• _Saved data entries_
● ● ● ● ●

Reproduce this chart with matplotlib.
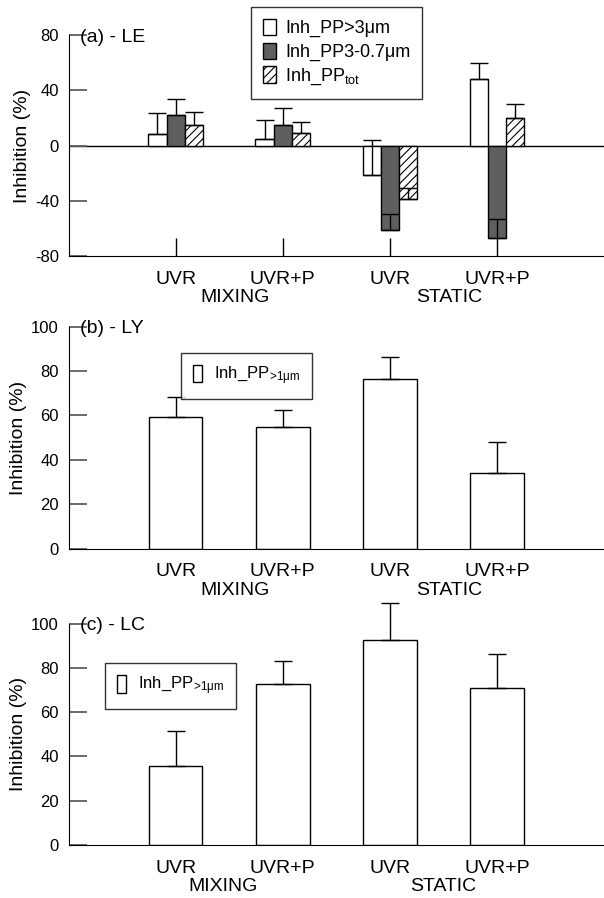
import matplotlib
matplotlib.use('Agg')
import matplotlib.pyplot as plt
from matplotlib.patches import Patch
import numpy as np

plt.rcParams['font.family'] = ['Liberation Sans', 'DejaVu Sans']
plt.rcParams['mathtext.fontset'] = 'custom'
plt.rcParams['mathtext.rm'] = 'Liberation Sans'
plt.rcParams['mathtext.it'] = 'Liberation Sans'
plt.rcParams['axes.unicode_minus'] = False
plt.rcParams['hatch.linewidth'] = 0.8

# categories
treatments = ['UVR', 'UVR+P', 'UVR', 'UVR+P']
groups = ['MIXING', 'STATIC']

# (a) LE - three size fractions
le_gt3 = [8.2, 4.6, -21.3, 48.2]
le_gt3_err = [15.7, 14.2, 25.2, 11.3]
le_mid = [22.4, 14.7, -61.0, -66.7]
le_mid_err = [11.6, 12.8, 11.4, 13.5]
le_tot = [15.0, 8.9, -38.5, 20.0]
le_tot_err = [9.6, 8.4, 7.7, 10.4]

# (b) LY
ly_gt1 = [59.5, 55.0, 76.6, 34.2]
ly_gt1_err = [8.7, 7.3, 9.9, 14.0]

# (c) LC
lc_gt1 = [35.8, 72.6, 92.8, 71.1]
lc_gt1_err = [15.7, 10.5, 16.7, 15.0]

dark = '#5f5f5f'
x = np.arange(1, 5)

fig = plt.figure(figsize=(6.04, 8.98), dpi=100)
ax_a = fig.add_axes([0.1136, 0.7149, 0.8864, 0.2461])
ax_b = fig.add_axes([0.1136, 0.3890, 0.8864, 0.2472])
ax_c = fig.add_axes([0.1136, 0.0590, 0.8864, 0.2465])


def errbars(ax, xs, vals, errs):
    eb = ax.errorbar(xs, vals, yerr=[np.zeros(len(errs)), errs], fmt='none',
                     ecolor='black', elinewidth=1, capsize=6.5, capthick=1, zorder=4)
    for ln in eb.lines[1]:
        ln.set_clip_on(False)
    for ln in eb.lines[2]:
        ln.set_clip_on(False)


def style(ax, ylim, yticks, label, grp_x, xtick_len):
    ax.set_xlim(0, 5)
    ax.set_ylim(*ylim)
    ax.set_yticks(yticks)
    ax.set_xticks(x)
    ax.set_xticklabels(treatments)
    ax.spines['top'].set_visible(False)
    ax.spines['right'].set_visible(False)
    ax.tick_params(axis='y', direction='in', length=13, width=1.3, color='#606060',
                   labelsize=12, pad=7)
    ax.tick_params(axis='x', direction='in', length=xtick_len, width=1, color='black',
                   labelsize=14, pad=10.5)
    ax.set_ylabel('Inhibition (%)', fontsize=14, labelpad=3)
    ax.text(0.021, 0.99, label, transform=ax.transAxes, fontsize=14, va='center', ha='left')
    for gx, g in zip(grp_x, groups):
        ax.annotate(g, xy=(gx, 0), xycoords=('data', 'axes fraction'), xytext=(0, -30),
                    textcoords='offset points', ha='center', va='center', fontsize=14)


def small_legend(ax, anchor):
    leg = ax.legend([Patch(facecolor='white', edgecolor='black', lw=1)],
                    [r'Inh_PP$_{\mathrm{\!>\!1μm}}$'], loc='upper left', bbox_to_anchor=anchor,
                    fontsize=12, frameon=True, fancybox=False, edgecolor='black',
                    borderpad=0.7, handlelength=0.55, handleheight=1.2,
                    handletextpad=0.75, borderaxespad=0)
    leg.get_frame().set_linewidth(1)


# panel a
w = 0.17
ax_a.axhline(0, color='black', lw=1, zorder=1)
ax_a.bar(x - w, le_gt3, w, color='white', edgecolor='black', lw=1, zorder=2)
ax_a.bar(x, le_mid, w, color=dark, edgecolor='black', lw=1, zorder=2)
ax_a.bar(x + w, le_tot, w, color='white', edgecolor='black', hatch='////', lw=1, zorder=2)
errbars(ax_a, x - w, le_gt3, le_gt3_err)
errbars(ax_a, x, le_mid, le_mid_err)
errbars(ax_a, x + w, le_tot, le_tot_err)
style(ax_a, (-80, 80), [-80, -40, 0, 40, 80], '(a) - LE', [1.55, 3.55], 13)
handles_a = [Patch(facecolor='white', edgecolor='black', lw=1),
             Patch(facecolor=dark, edgecolor='black', lw=1),
             Patch(facecolor='white', edgecolor='black', hatch='////', lw=1)]
labels_a = ['Inh_PP>3μm', 'Inh_PP3-0.7μm', r'Inh_PP$_{\mathrm{tot}}$']
leg = ax_a.legend(handles_a, labels_a, loc='upper left', bbox_to_anchor=(0.3407, 1.127),
                  fontsize=13, frameon=True, fancybox=False, edgecolor='black',
                  borderpad=0.65, handlelength=0.75, handleheight=1.0, labelspacing=0.3,
                  handletextpad=0.5, borderaxespad=0)
leg.get_frame().set_linewidth(1)

# panel b
ax_b.bar(x, ly_gt1, 0.5, color='white', edgecolor='black', lw=1, zorder=2)
errbars(ax_b, x, ly_gt1, ly_gt1_err)
style(ax_b, (0, 100), [0, 20, 40, 60, 80, 100], '(b) - LY', [1.55, 3.55], 0)
small_legend(ax_b, (0.21, 0.8815))

# panel c
ax_c.bar(x, lc_gt1, 0.5, color='white', edgecolor='black', lw=1, zorder=2)
errbars(ax_c, x, lc_gt1, lc_gt1_err)
style(ax_c, (0, 100), [0, 20, 40, 60, 80, 100], '(c) - LC', [1.44, 3.5], 0)
small_legend(ax_c, (0.068, 0.822))

fig.savefig('out.png', dpi=100)
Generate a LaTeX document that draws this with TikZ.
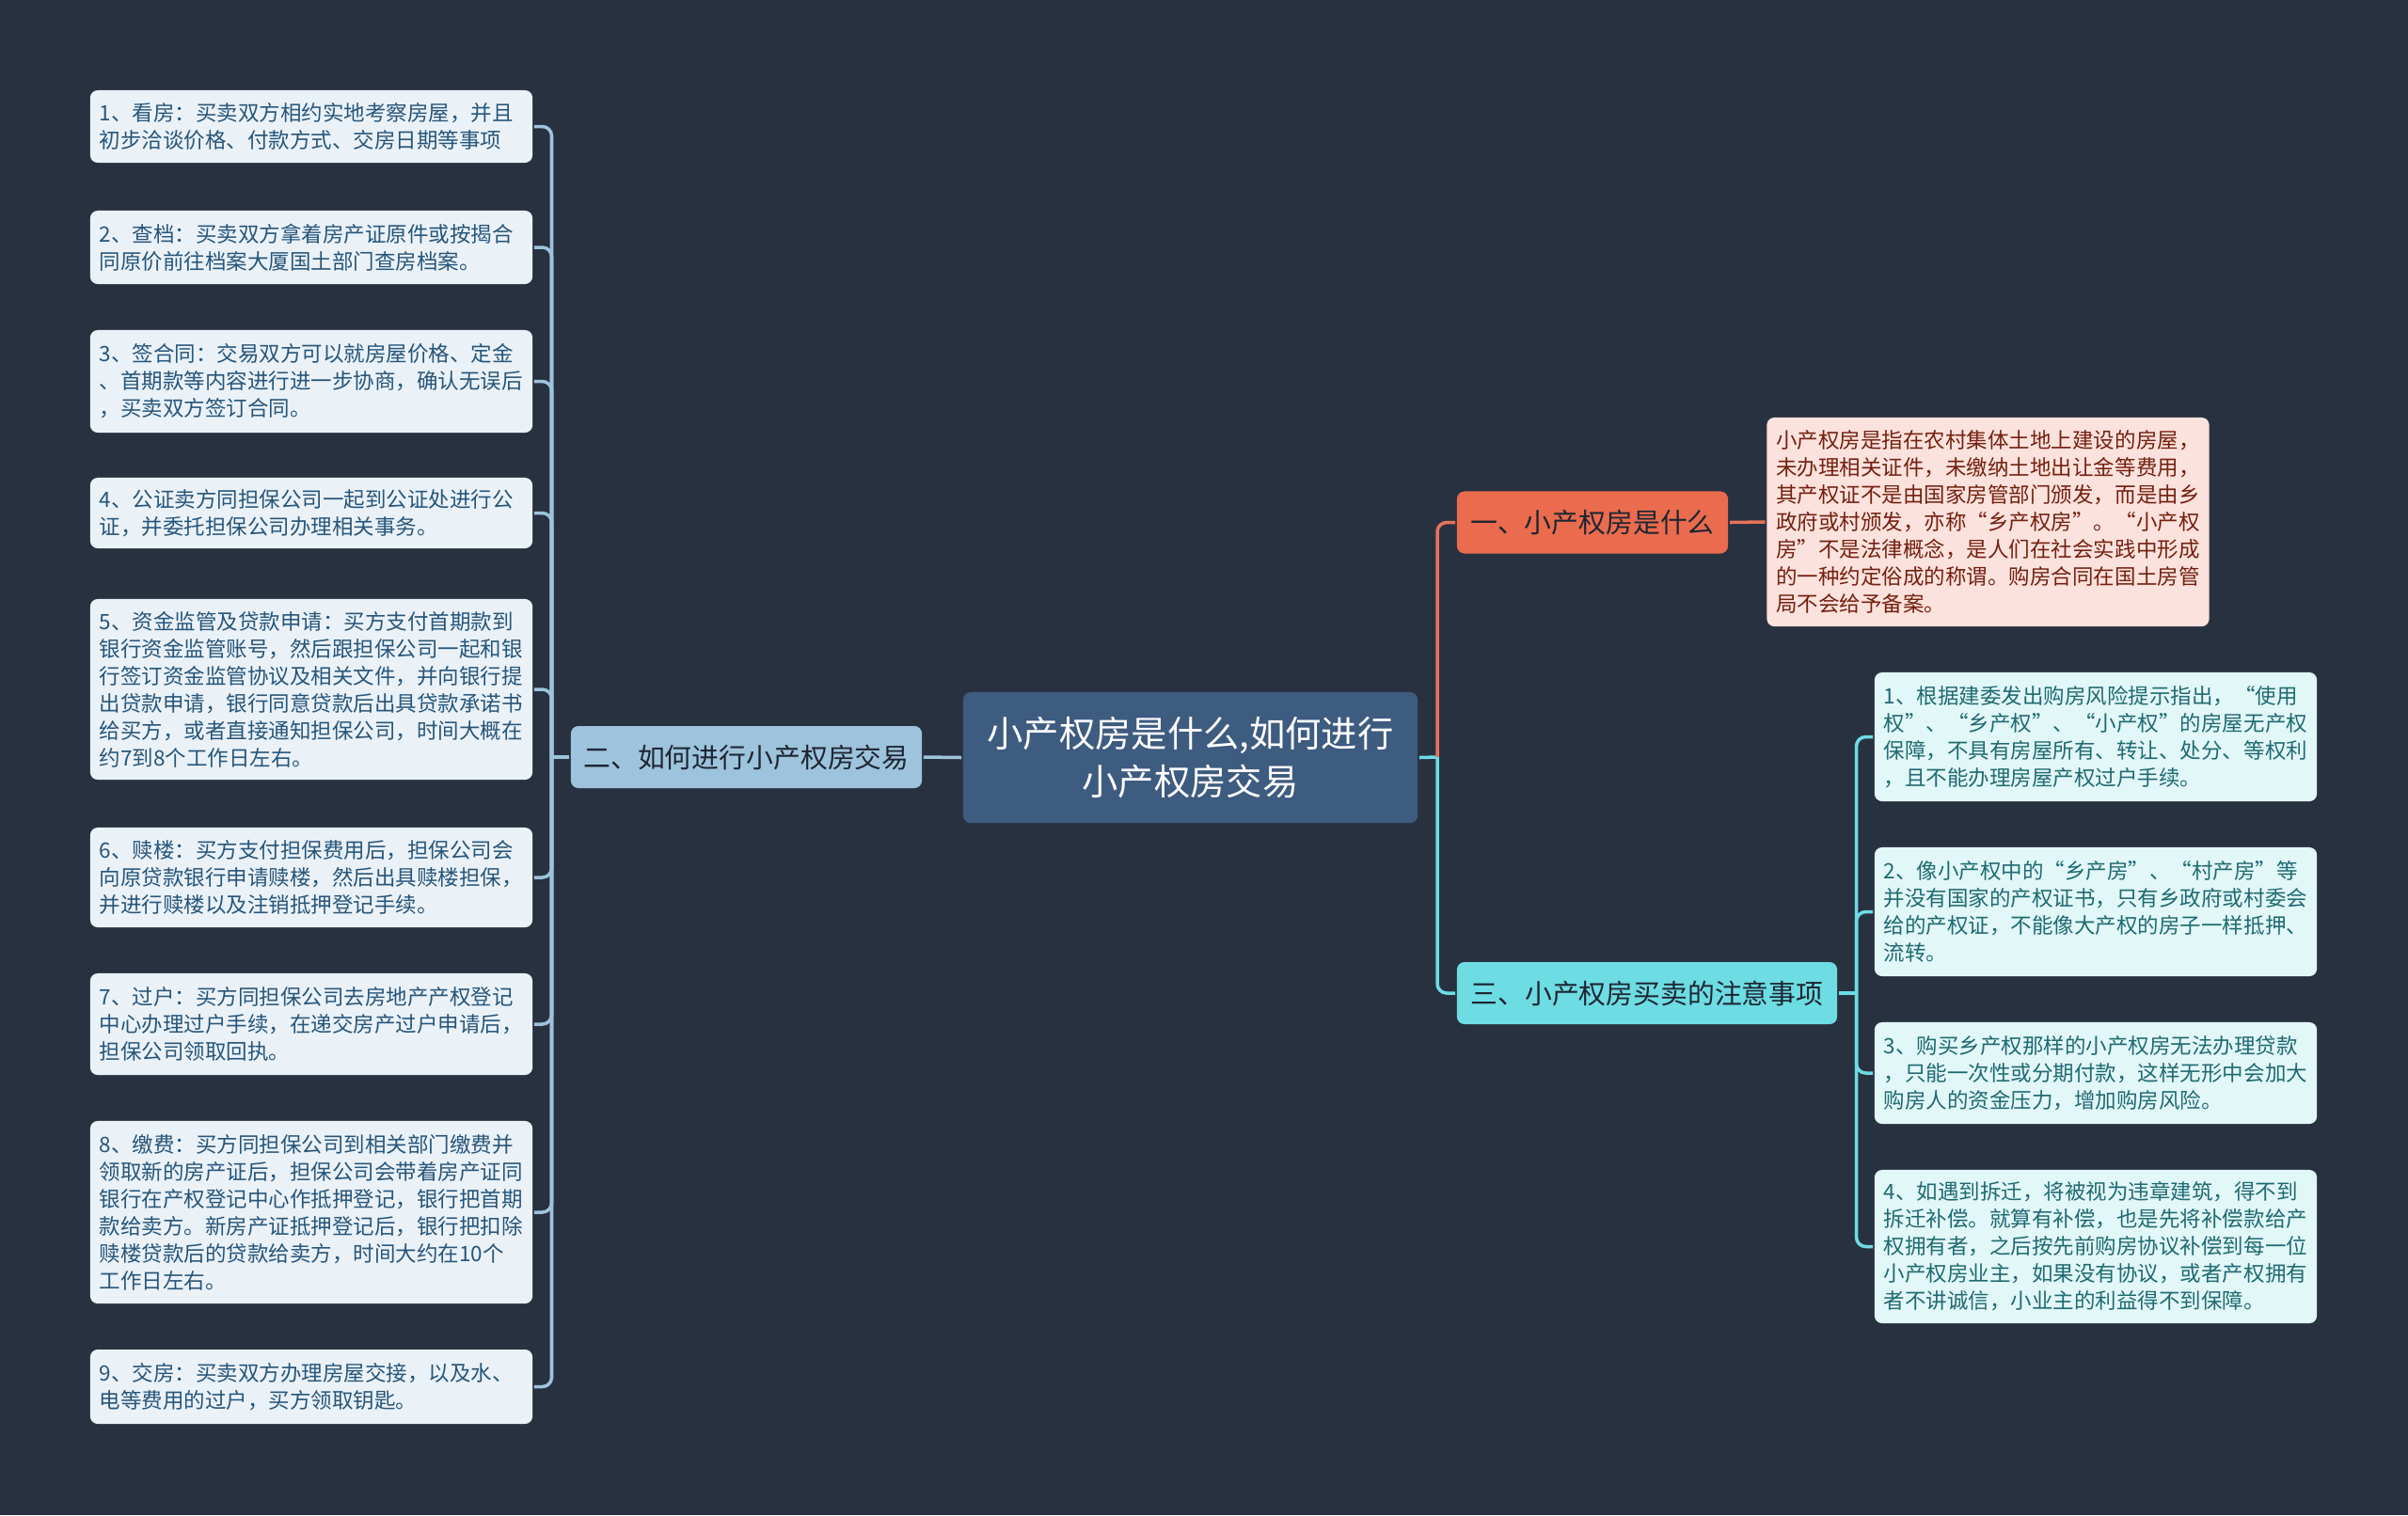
\documentclass[tikz,border=0pt]{standalone}
\usepackage{fontspec}
\setmainfont{Noto Sans CJK SC}
\usepackage{xcolor}
\definecolor{bgdark}{HTML}{283140}
\definecolor{rootblue}{HTML}{3E5B80}
\definecolor{stepblue}{HTML}{9EC3DC}
\definecolor{stepfill}{HTML}{EAF2F8}
\definecolor{steptext}{HTML}{27557A}
\definecolor{defred}{HTML}{EA6B4D}
\definecolor{defline}{HTML}{E5735A}
\definecolor{deffill}{HTML}{FCE2DD}
\definecolor{deftext}{HTML}{74200F}
\definecolor{notecyan}{HTML}{6DDCE3}
\definecolor{notefill}{HTML}{E2F7F8}
\definecolor{notetext}{HTML}{1F6A72}
\definecolor{branchtext}{HTML}{1D2632}

\begin{document}
\begin{tikzpicture}[x=0.01cm, y=-0.01cm, line width=1pt,
  box/.style={rounded corners=0.08cm, inner xsep=0.12cm, inner ysep=0cm},
  leafbox/.style={box, align=left, text width=4.5cm, minimum width=4.7cm,
    inner xsep=0.1cm, font=\fontsize{6.4pt}{8.25pt}\selectfont},
  stepleaf/.style={leafbox, fill=stepfill, text=steptext},
  defleaf/.style={leafbox, fill=deffill, text=deftext},
  noteleaf/.style={leafbox, fill=notefill, text=notetext},
  branchbox/.style={box, align=center, minimum height=0.66cm, text=branchtext,
    font=\fontsize{8.2pt}{10pt}\selectfont},
  link/.style={line width=1pt, rounded corners=0.1cm}
]
  \fill[bgdark] (0,0) rectangle (2560,1611);

  \node[
    box,
    fill=rootblue,
    text=white,
    align=center,
    minimum width=4.83cm,
    minimum height=1.39cm,
    font=\fontsize{10.9pt}{14.5pt}\selectfont
  ] (root) at (1265.5,805.5) {小产权房是什么,如何进行\\小产权房交易};

  \node[branchbox, fill=defred, minimum width=2.88cm] (what) at (1693,555.5) {一、小产权房是什么};
  \node[branchbox, fill=stepblue, minimum width=3.73cm] (how) at (793.5,805) {二、如何进行小产权房交易};
  \node[branchbox, fill=notecyan, minimum width=4.04cm] (care) at (1751,1056) {三、小产权房买卖的注意事项};

  \node[defleaf, minimum height=2.22cm] (meaning) at (2113.5,555) {%
    小产权房是指在农村集体土地上建设的房屋，\\
    未办理相关证件，未缴纳土地出让金等费用，\\
    其产权证不是由国家房管部门颁发，而是由乡\\
    政府或村颁发，亦称“乡产权房”。“小产权\\
    房”不是法律概念，是人们在社会实践中形成\\
    的一种约定俗成的称谓。购房合同在国土房管\\
    局不会给予备案。};

  \node[stepleaf, minimum height=0.77cm] (step1) at (331,134.5) {%
    1、看房：买卖双方相约实地考察房屋，并且\\
    初步洽谈价格、付款方式、交房日期等事项};
  \node[stepleaf, minimum height=0.78cm] (step2) at (331,263) {%
    2、查档：买卖双方拿着房产证原件或按揭合\\
    同原价前往档案大厦国土部门查房档案。};
  \node[stepleaf, minimum height=1.09cm] (step3) at (331,405.5) {%
    3、签合同：交易双方可以就房屋价格、定金\\
    、首期款等内容进行进一步协商，确认无误后\\
    ，买卖双方签订合同。};
  \node[stepleaf, minimum height=0.75cm] (step4) at (331,545.5) {%
    4、公证卖方同担保公司一起到公证处进行公\\
    证，并委托担保公司办理相关事务。};
  \node[stepleaf, minimum height=1.92cm] (step5) at (331,733) {%
    5、资金监管及贷款申请：买方支付首期款到\\
    银行资金监管账号，然后跟担保公司一起和银\\
    行签订资金监管协议及相关文件，并向银行提\\
    出贷款申请，银行同意贷款后出具贷款承诺书\\
    给买方，或者直接通知担保公司，时间大概在\\
    约7到8个工作日左右。};
  \node[stepleaf, minimum height=1.06cm] (step6) at (331,933) {%
    6、赎楼：买方支付担保费用后，担保公司会\\
    向原贷款银行申请赎楼，然后出具赎楼担保，\\
    并进行赎楼以及注销抵押登记手续。};
  \node[stepleaf, minimum height=1.08cm] (step7) at (331,1089) {%
    7、过户：买方同担保公司去房地产产权登记\\
    中心办理过户手续，在递交房产过户申请后，\\
    担保公司领取回执。};
  \node[stepleaf, minimum height=1.94cm] (step8) at (331,1289) {%
    8、缴费：买方同担保公司到相关部门缴费并\\
    领取新的房产证后，担保公司会带着房产证同\\
    银行在产权登记中心作抵押登记，银行把首期\\
    款给卖方。新房产证抵押登记后，银行把扣除\\
    赎楼贷款后的贷款给卖方，时间大约在10个\\
    工作日左右。};
  \node[stepleaf, minimum height=0.79cm] (step9) at (331,1474.5) {%
    9、交房：买卖双方办理房屋交接，以及水、\\
    电等费用的过户，买方领取钥匙。};

  \node[noteleaf, minimum height=1.37cm] (note1) at (2228,783.5) {%
    1、根据建委发出购房风险提示指出，“使用\\
    权”、“乡产权”、“小产权”的房屋无产权\\
    保障，不具有房屋所有、转让、处分、等权利\\
    ，且不能办理房屋产权过户手续。};
  \node[noteleaf, minimum height=1.37cm] (note2) at (2228,969.5) {%
    2、像小产权中的“乡产房”、“村产房”等\\
    并没有国家的产权证书，只有乡政府或村委会\\
    给的产权证，不能像大产权的房子一样抵押、\\
    流转。};
  \node[noteleaf, minimum height=1.08cm] (note3) at (2228,1141) {%
    3、购买乡产权那样的小产权房无法办理贷款\\
    ，只能一次性或分期付款，这样无形中会加大\\
    购房人的资金压力，增加购房风险。};
  \node[noteleaf, minimum height=1.63cm] (note4) at (2228,1325.5) {%
    4、如遇到拆迁，将被视为违章建筑，得不到\\
    拆迁补偿。就算有补偿，也是先将补偿款给产\\
    权拥有者，之后按先前购房协议补偿到每一位\\
    小产权房业主，如果没有协议，或者产权拥有\\
    者不讲诚信，小业主的利益得不到保障。};

  \coordinate (howjoin) at (586.5,805);
  \coordinate (rootjoin) at (1528,805);
  \coordinate (carejoin) at (1973.5,1056);

  \draw[link, stepblue] (root.west) -- (how.east);
  \draw[link, stepblue] (how.west) -- (howjoin);
  \foreach \s in {1,...,9}
    \draw[link, stepblue] (howjoin) |- (step\s.east);

  \draw[link, notecyan] (root.east) -- (rootjoin);
  \draw[link, defline] (rootjoin) |- (what.west);
  \draw[link, notecyan] (rootjoin) |- (care.west);
  \draw[link, defline] (what.east) -- (meaning.west);

  \draw[link, notecyan] (care.east) -- (carejoin);
  \foreach \n in {1,...,4}
    \draw[link, notecyan] (carejoin) |- (note\n.west);
\end{tikzpicture}
\end{document}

● ● ● ● ●

• _Exercise details_
Copy nothing but the lines from the top of the material through the line holding "import numpy as np", exactly as written; omit pictures.

• _Task solution_
Reproduce this chart with matplotlib.
import matplotlib
matplotlib.use('Agg')
import matplotlib.pyplot as plt
from matplotlib.patches import Patch
import numpy as np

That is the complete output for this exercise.